Lions Club enlightened on geriatric care

— John Knight a physician assistant with Access Medical spoke to the Camden Noon Lions Club about geriatric care at the groups Wednesday meeting.

Knight first spoke about Physician Orders for Life Sustaining Treatment or POLST.

“A POLST is an initiative the state has, it’s a form.What this form is designed to do is have a conversation and decide what kind of intervention someone wants at the end of life,” he said.

According to the Arkansas Department of Health, “High quality and personalized end of life care continues to be a significant challenge in America. The current standard of care during an emergency is for emergency medical services (EMS) to attempt everything possible to attempt to save a life, however, not everyone wants every available treatment. Having a discussion with a physician, and completing a POLST form is one way to ensure that an individual’s preferences are respected, recorded, and followed.”

Knight said the POLST functions much like an advanced directive, which is a written statement of a person’s wishes regarding medical treatment, often including a living will, made to ensure those wishes are carried out should the person be unable to communicate them to a doctor.

However the ADH site also notes, “POLST is not intended to replace an advance directive. In executing a POLST, a patient or the legal representative of the patient when applicable, and the physician shall make a good-faith effort to locate and incorporate treatment preferences documented in a previously executed advance directive. In the event of a conflict between a POLST and an advance directive, the document executed most recently shall take precedence regarding the medical decision or treatment. If the patient filled out an advance directive and a surrogate filled out a POLST Form, the advance directive will take precedence.”

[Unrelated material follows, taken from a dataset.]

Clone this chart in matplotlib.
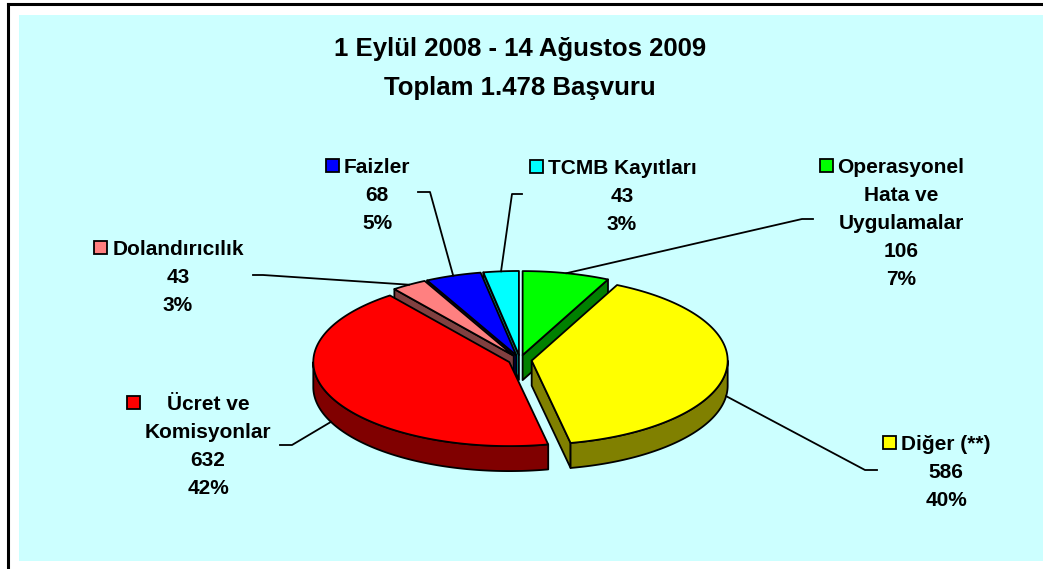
import numpy as np
import matplotlib
matplotlib.use("Agg")
import matplotlib.pyplot as plt
from matplotlib.patches import Polygon, Rectangle

plt.rcParams["font.family"] = ["Liberation Sans", "DejaVu Sans"]

# data, in slice order (clockwise from 12 o'clock)
names = [
    ["Operasyonel", "Hata ve", "Uygulamalar"],
    ["Diğer (**)"],
    ["Ücret ve", "Komisyonlar"],
    ["Dolandırıcılık"],
    ["Faizler"],
    ["TCMB Kayıtları"],
]
values = [106, 586, 632, 43, 68, 43]
percents = ["7%", "40%", "42%", "3%", "5%", "3%"]
title_lines = ["1 Eylül 2008 - 14 Ağustos 2009", "Toplam 1.478 Başvuru"]

top_colors = ["#00FF00", "#FFFF00", "#FF0000", "#FF8080", "#0000FF", "#00FFFF"]
side_colors = ["#008000", "#808000", "#800000", "#804040", "#000080", "#008080"]

# layout (pixel coordinates, y down)
W, H = 1043, 569
CX, CY = 520, 360
RX, RY = 196, 84
DEPTH = 25
EXPLODE = 0.06
LINE_H = 28
FS = 15
# centre x and centre y of first label line
label_xy = [(901, 165), (946, 442), (208, 402), (178, 247), (377, 165), (622, 166)]
# leader: x at label, x at elbow, y
leaders = [(813, 802, 219), (877, 865, 470), (280, 292, 445),
           (253, 263, 275), (418, 430, 192), (522, 512, 194)]

fig = plt.figure(figsize=(W / 100, H / 100), dpi=100)
fig.patch.set_facecolor("white")
ax = fig.add_axes([0, 0, 1, 1])
ax.set_xlim(0, W)
ax.set_ylim(H, 0)
ax.axis("off")

ax.add_patch(Rectangle((19, 15), W - 19, 561 - 15, facecolor="#CCFFFF", edgecolor="none"))
ax.plot([8, 8], [4, H], color="black", lw=2.2, solid_capstyle="projecting")
ax.plot([8, W], [4, 4], color="black", lw=2.2, solid_capstyle="projecting")

for k, line in enumerate(title_lines):
    ax.text(520, 56 + k * 39, line, ha="center", va="baseline",
            fontsize=18.5, fontweight="bold")


def rim(t, ox, oy, dz=0.0):
    return np.column_stack([CX + ox + RX * np.cos(t), CY + oy - RY * np.sin(t) + dz])


total = sum(values)
spans = np.array(values) / total * 360.0
starts = 90.0 - np.concatenate([[0.0], np.cumsum(spans)[:-1]])
ends = starts - spans
mids = (starts + ends) / 2

offsets = []
for m in np.radians(mids):
    offsets.append((EXPLODE * RX * np.cos(m), -EXPLODE * RY * np.sin(m)))

EDGE = dict(edgecolor="black", lw=1.3, joinstyle="round")

order = np.argsort(-np.sin(np.radians(mids)))
for i in order:
    t0, t1 = starts[i], ends[i]
    ox, oy = offsets[i]
    apex = np.array([[CX + ox, CY + oy]])
    ts = list(np.linspace(t0, t1, 240))
    for k in range(-4, 5):
        if t1 < k * 180 < t0:
            ts.append(k * 180.0)
    ts = np.radians(np.sort(np.array(ts))[::-1])

    # radial cut faces
    for t, vis in ((t0, np.cos(np.radians(t0)) < 0), (t1, np.cos(np.radians(t1)) > 0)):
        if vis:
            tr = np.radians(t)
            p_top = rim(np.array([tr]), ox, oy)
            p_bot = rim(np.array([tr]), ox, oy, DEPTH)
            poly = np.vstack([apex, p_top, p_bot, apex + [0, DEPTH]])
            ax.add_patch(Polygon(poly, closed=True, facecolor=side_colors[i], **EDGE))

    # curved outer wall (front half only)
    front = np.sin(ts) <= 1e-9
    seg = []
    segments = []
    for t, f in zip(ts, front):
        if f:
            seg.append(t)
        elif seg:
            segments.append(seg)
            seg = []
    if seg:
        segments.append(seg)
    for seg in segments:
        if len(seg) < 2:
            continue
        seg = np.array(seg)
        poly = np.vstack([rim(seg, ox, oy), rim(seg[::-1], ox, oy, DEPTH)])
        ax.add_patch(Polygon(poly, closed=True, facecolor=side_colors[i], **EDGE))

    # top face
    poly = np.vstack([apex, rim(ts, ox, oy)])
    ax.add_patch(Polygon(poly, closed=True, facecolor=top_colors[i], **EDGE))

# leader lines
for i, (xl, xe, yl) in enumerate(leaders):
    m = np.radians(mids[i])
    ox, oy = offsets[i]
    dz = DEPTH if np.sin(m) < 0 else 0.0
    a = rim(np.array([m]), ox, oy, dz)[0]
    ax.plot([xl, xe, a[0]], [yl, yl, a[1]], color="black", lw=1.3, zorder=5)

# labels
texts = []
for i, (lx, ly) in enumerate(label_xy):
    lines = names[i] + [str(values[i]), percents[i]]
    group = []
    for j, line in enumerate(lines):
        group.append(ax.text(lx, ly + j * LINE_H + 7.5, line, ha="center",
                             va="baseline", fontsize=FS, fontweight="bold", zorder=6))
    texts.append(group)

fig.canvas.draw()
renderer = fig.canvas.get_renderer()
inv = ax.transData.inverted()
for i, group in enumerate(texts):
    left = min(inv.transform(t.get_window_extent(renderer).get_points())[:, 0].min()
               for t in group)
    sz = 13
    ax.add_patch(Rectangle((left - 5 - sz, label_xy[i][1] - sz / 2), sz, sz,
                           facecolor=top_colors[i], edgecolor="black", lw=1.3, zorder=6))

fig.savefig("out.png", dpi=100)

Knight said the ADH is working on setting up a database with the POLST forms that can be accessed by medical providers.

Knight also provided a pamphlet from the American Geriatrics Society titled Ten Things Clinicians and Patients Should Question.

The pamphlet said:

• Don’t recommend percutaneous feeding tubes in patients with advanced dementia; instead offer oral assisted feeding.

• Don’t use antipsychotics as the first choice to treat behavioral and psychological symptoms of dementia.

• Avoid using medications other than metformin to achieve hemoglobin A1c < 7.5% in most older adults; moderate control is generally better.

• Don’t use benzodiazepines or other sedative-hypnotics in older adults as first choice for insomnia, agitation or delirium.

• Don’t use antimicrobials to treat bacteriuria in older adults unless specific urinary tract symptoms are present.

• Don’t prescribe cholinesterase inhibitors for dementia without periodic assessment for perceived cognitive benefits and adverse gastrointestinal effects.

• Don’t recommend screening for breast, colorectal, prostate or lung cancer without considering life expectancy and the risks of testing, overdiagnosis and overtreatment.

• Avoid using prescription appetite stimulants or high-calorie supplements for treatment of anorexia or cachexia in older adults; instead, optimize social supports, discontinue medications that may interfere with eating, provide appealing food and feeding assistance, and clarify patient goals and expectations.

• Don’t prescribe a medication without conducting a drug regimen review.

• Don’t use physical restraints to manage behavioral symptoms of hospitalized older adults with delirium.

Knight said that the way patients have been provided medical care in the past has changed with new information coming to light and an increase in the risk of accidental overdose has lead to less opioid prescriptions for the elderly.

He also said that conventional preventative measures, such as taking aspirin daily, have been challenged and are no longer recommended, specifically because apsirin thins the blood in older individuals.